東京都美術館で開催していた「フェルメール展」に行ってきた。
なにがすごいって、まず人の多さに驚いた。会期末が近いとはいえ平日の昼間なのに入場制限で60分待ちだという。中に入ってもごったがえす人人人。。
フェルメールの魅力は絵に込められた寓意を知らなければという人もいるが、絵そのものの放つ魅力だけでもすばらしい。同時代の他の画家の作品と比較するだけでも彼の卓越した才能を感じることができる。その絵は細密で光の使い方がうまく、配色が巧みでモダンである。

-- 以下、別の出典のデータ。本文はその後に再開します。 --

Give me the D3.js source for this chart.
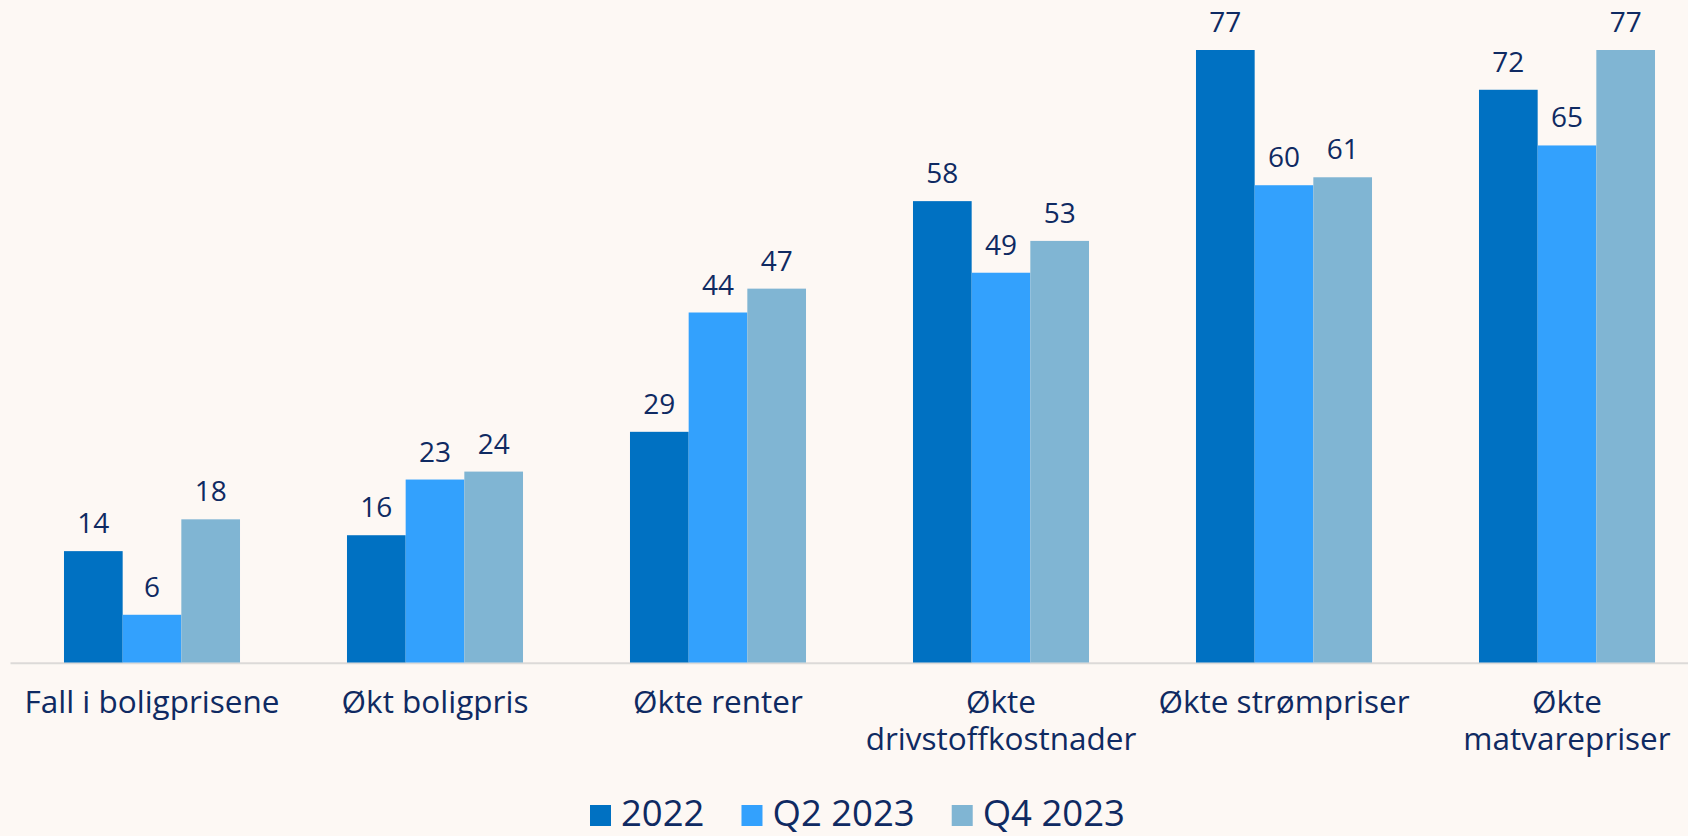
<!DOCTYPE html>
<html>
<head>
<meta charset="utf-8">
<script src="https://cdn.jsdelivr.net/npm/d3@7"></script>
<style>
  html, body { margin: 0; padding: 0; background: #fdf8f4; }
  svg { display: block; font-family: "Open Sans", sans-serif; }
</style>
</head>
<body>
<svg width="1688" height="836"></svg>
<script>
// categories and series
const categories = [
  "Fall i boligprisene",
  "Økt boligpris",
  "Økte renter",
  "Økte drivstoffkostnader",
  "Økte strømpriser",
  "Økte matvarepriser",
];
const seriesNames = ["2022", "Q2 2023", "Q4 2023"];
const values2022 = [14, 16, 29, 58, 77, 72];
const valuesQ2 = [6, 23, 44, 49, 60, 65];
const valuesQ4 = [18, 24, 47, 53, 61, 77];
const seriesValues = [values2022, valuesQ2, valuesQ4];

const colors = ["#0071c2", "#33a1fd", "#80b5d3"];
const textColor = "#0f2a62";

const svg = d3.select("svg");
const width = +svg.attr("width");

// table built from the arrays
const data = categories.map((c, i) => ({
  category: c,
  values: seriesNames.map((s, j) => ({ key: s, value: seriesValues[j][i] })),
}));

// outer band scale for categories, inner for the three series
const x0 = d3
  .scaleBand()
  .domain(categories)
  .range([10.5, 1708.5])
  .paddingInner(0.378)
  .paddingOuter(0.189);
const x1 = d3
  .scaleBand()
  .domain(seriesNames)
  .range([0, x0.bandwidth()]);
const color = d3.scaleOrdinal().domain(seriesNames).range(colors);
const y = d3.scaleLinear().domain([0, 77]).range([662.5, 50]);

// baseline
svg
  .append("line")
  .attr("x1", 10.5)
  .attr("x2", width)
  .attr("y1", 663.3)
  .attr("y2", 663.3)
  .attr("stroke", "#dcdad8")
  .attr("stroke-width", 2);

// groups of bars
const groups = svg
  .append("g")
  .selectAll("g")
  .data(data)
  .enter()
  .append("g")
  .attr("transform", (d) => `translate(${x0(d.category)},0)`);

groups
  .selectAll("rect")
  .data((d) => d.values)
  .enter()
  .append("rect")
  .attr("x", (d) => x1(d.key))
  .attr("y", (d) => y(d.value))
  .attr("width", x1.bandwidth())
  .attr("height", (d) => y(0) - y(d.value))
  .attr("fill", (d) => color(d.key));

// value labels above bars
groups
  .selectAll("text.value")
  .data((d) => d.values)
  .enter()
  .append("text")
  .attr("class", "value")
  .attr("x", (d) => x1(d.key) + x1.bandwidth() / 2)
  .attr("y", (d) => y(d.value) - 18)
  .attr("text-anchor", "middle")
  .attr("fill", textColor)
  .attr("font-size", "28px")
  .text((d) => d.value);

// category labels, wrapped when wider than the band
const maxLabel = 270;
const labels = svg
  .append("g")
  .selectAll("text")
  .data(categories)
  .enter()
  .append("text")
  .attr("x", (d) => x0(d) + x0.bandwidth() / 2)
  .attr("y", 713)
  .attr("text-anchor", "middle")
  .attr("fill", textColor)
  .attr("font-size", "31.5px");

labels.each(function (d) {
  const text = d3.select(this);
  const words = d.split(" ");
  let line = [];
  let tspan = text.append("tspan").attr("x", text.attr("x")).attr("dy", 0);
  words.forEach((w) => {
    line.push(w);
    tspan.text(line.join(" "));
    if (tspan.node().getComputedTextLength() > maxLabel && line.length > 1) {
      line.pop();
      tspan.text(line.join(" "));
      line = [w];
      tspan = text
        .append("tspan")
        .attr("x", text.attr("x"))
        .attr("dy", 37)
        .text(w);
    }
  });
});

// legend
const legend = svg.append("g").attr("transform", "translate(590,0)");
let lx = 0;
seriesNames.forEach((s, i) => {
  legend
    .append("rect")
    .attr("x", lx)
    .attr("y", 805)
    .attr("width", 21)
    .attr("height", 21)
    .attr("fill", colors[i]);
  const t = legend
    .append("text")
    .attr("x", lx + 31)
    .attr("y", 826)
    .attr("fill", textColor)
    .attr("font-size", "36.5px")
    .text(s);
  lx += 31 + t.node().getComputedTextLength() + 37;
});
</script>
</body>
</html>
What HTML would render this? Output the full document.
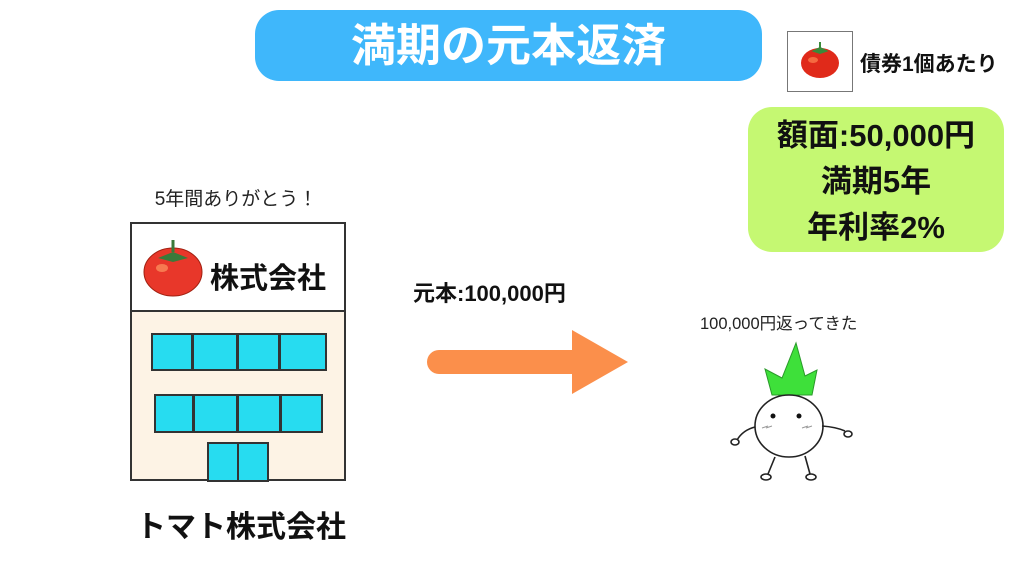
<!DOCTYPE html>
<html><head><meta charset="utf-8"><style>
body{margin:0;width:1024px;height:576px;background:#fff;position:relative;overflow:hidden;font-family:"Liberation Sans","Noto Sans CJK JP",sans-serif;}
.a{position:absolute;white-space:nowrap;}
</style></head><body>
<div class="a" style="left:255px;top:10px;width:507px;height:71px;background:#3fb7fb;border-radius:24px;"></div>
<div class="a" style="left:255px;top:10px;width:507px;height:71px;line-height:71px;text-align:center;color:#fff;font-weight:bold;font-size:45px;letter-spacing:0;">満期の元本返済</div>

<div class="a" style="left:787px;top:31px;width:66px;height:61px;border:1px solid #777;box-sizing:border-box;"></div>
<svg class="a" style="left:787px;top:31px" width="66" height="61"><ellipse cx="33" cy="32" rx="19" ry="15" fill="#e02a1a"/><ellipse cx="26" cy="29" rx="5" ry="3" fill="#f56a40"/><path d="M27 20 L33 17 L39 20 L33 22Z M33 17 L33 11" stroke="#3a8a3a" stroke-width="2" fill="#3a8a3a"/></svg>
<div class="a" style="left:860px;top:48px;font-size:21px;font-weight:bold;color:#111;">債券1個あたり</div>

<div class="a" style="left:748px;top:107px;width:256px;height:145px;background:#c5f872;border-radius:24px;"></div>
<div class="a" style="left:748px;top:113px;width:256px;text-align:center;font-size:31px;font-weight:bold;line-height:46px;color:#111;">額面:50,000円<br>満期5年<br>年利率2%</div>

<div class="a" style="left:126px;top:184px;width:220px;text-align:center;font-size:19px;color:#222;">5年間ありがとう！</div>
<div class="a" style="left:130px;top:222px;width:216px;height:259px;border:2px solid #333;box-sizing:border-box;background:#fdf3e5;"></div>
<div class="a" style="left:132px;top:224px;width:212px;height:86px;background:#fff;border-bottom:2px solid #333;"></div>
<svg class="a" style="left:140px;top:236px" width="65" height="65"><ellipse cx="33" cy="36" rx="29" ry="24" fill="#e8372a" stroke="#a02010"/><ellipse cx="22" cy="32" rx="6" ry="4" fill="#f77a50"/><path d="M18 22 L33 16 L48 22 L33 26Z" fill="#3a7a3a"/><path d="M33 16 L33 4" stroke="#3a7a3a" stroke-width="3"/></svg>
<div class="a" style="left:210px;top:255px;font-size:29px;font-weight:bold;color:#111;">株式会社</div>
<svg class="a" style="left:0;top:0" width="1024" height="576">
<g fill="#27dcf0" stroke="#333" stroke-width="2">
<rect x="152" y="334" width="40" height="36"/><rect x="193" y="334" width="44" height="36"/><rect x="238" y="334" width="41" height="36"/><rect x="280" y="334" width="46" height="36"/>
<rect x="155" y="395" width="38" height="37"/><rect x="194" y="395" width="43" height="37"/><rect x="238" y="395" width="42" height="37"/><rect x="281" y="395" width="41" height="37"/>
<rect x="208" y="443" width="30" height="38"/><rect x="238" y="443" width="30" height="38"/>
</g>
<path d="M439 350 H572 V330 L628 362 L572 394 V374 H439 A12 12 0 0 1 439 350Z" fill="#fb8f4b"/>
<path d="M772 395 L765 369 L782 378 L796 343 L805 376 L817 370 L812 395Z" fill="#3ee03a" stroke="#2a9a2a" stroke-width="1"/>
<g fill="none" stroke="#222" stroke-width="1.6">
<ellipse cx="789" cy="426" rx="34" ry="31" fill="#fff"/>
<path d="M755 427 Q743 430 737 440"/><path d="M822 426 Q836 427 845 431"/>
<path d="M775 457 L768 474"/><path d="M805 456 L810 474"/>
<ellipse cx="735" cy="442" rx="4" ry="3"/><ellipse cx="848" cy="434" rx="4" ry="3"/>
<ellipse cx="766" cy="477" rx="5" ry="3"/><ellipse cx="811" cy="477" rx="5" ry="3"/>
</g>
<circle cx="773" cy="416" r="2.5" fill="#111"/><circle cx="799" cy="416" r="2.5" fill="#111"/>
<path d="M762 428 l6 -2 M766 428 l6 -2 M802 428 l6 -2 M806 428 l6 -2" stroke="#999" stroke-width="1"/>
</svg>
<div class="a" style="left:413px;top:276px;font-size:22px;font-weight:bold;color:#111;">元本:100,000円</div>
<div class="a" style="left:700px;top:310px;font-size:16.5px;color:#222;">100,000円返ってきた</div>
<div class="a" style="left:136px;top:502px;font-size:30px;font-weight:bold;color:#111;">トマト株式会社</div>
</body></html>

オランダのロイヤルカラーであるオレンジは何度もフェルメールの絵の中に登場するが、その色は輝くような印象を受ける。色自体も輝度が高くて鮮やかなのだが、その色の周りに無彩色や地味でオレンジを浮き立たせるような配色がなされているためでもある。またその色の境界はシャープにコントラストをつけることによってより強調された印象を受ける。
またグラフィカルな要素が取り入れられていてモダンな印象を受ける。白と黒の市松模様の床をフェルメールは絵の中で繰り返し使っており、奥行き感とモダンなイメージを醸し出している。今回の展覧会で特別出展された「手紙を書く婦人と召使い」では床の模様は白と黒の組み合わせだが変則的な模様となっていた。また画面奥に光が当たっているのが白いカーテンであるのに対して、手前で画面を遮るように垂れているのが黒いカーテンであった。この黒いカーテンが画面に変化を与え、控えめだがシャープな光がカーテンに当たっていることで、モダンなイメージを与える。
フェルメールの絵画は三十数点しか残されていない。しかし、その三十数点にも彼の変化や進化を見ることができる。その才能や技術もさることながら、絵に向かう情熱と努力があったからこそ、あの作品が生まれたのだ。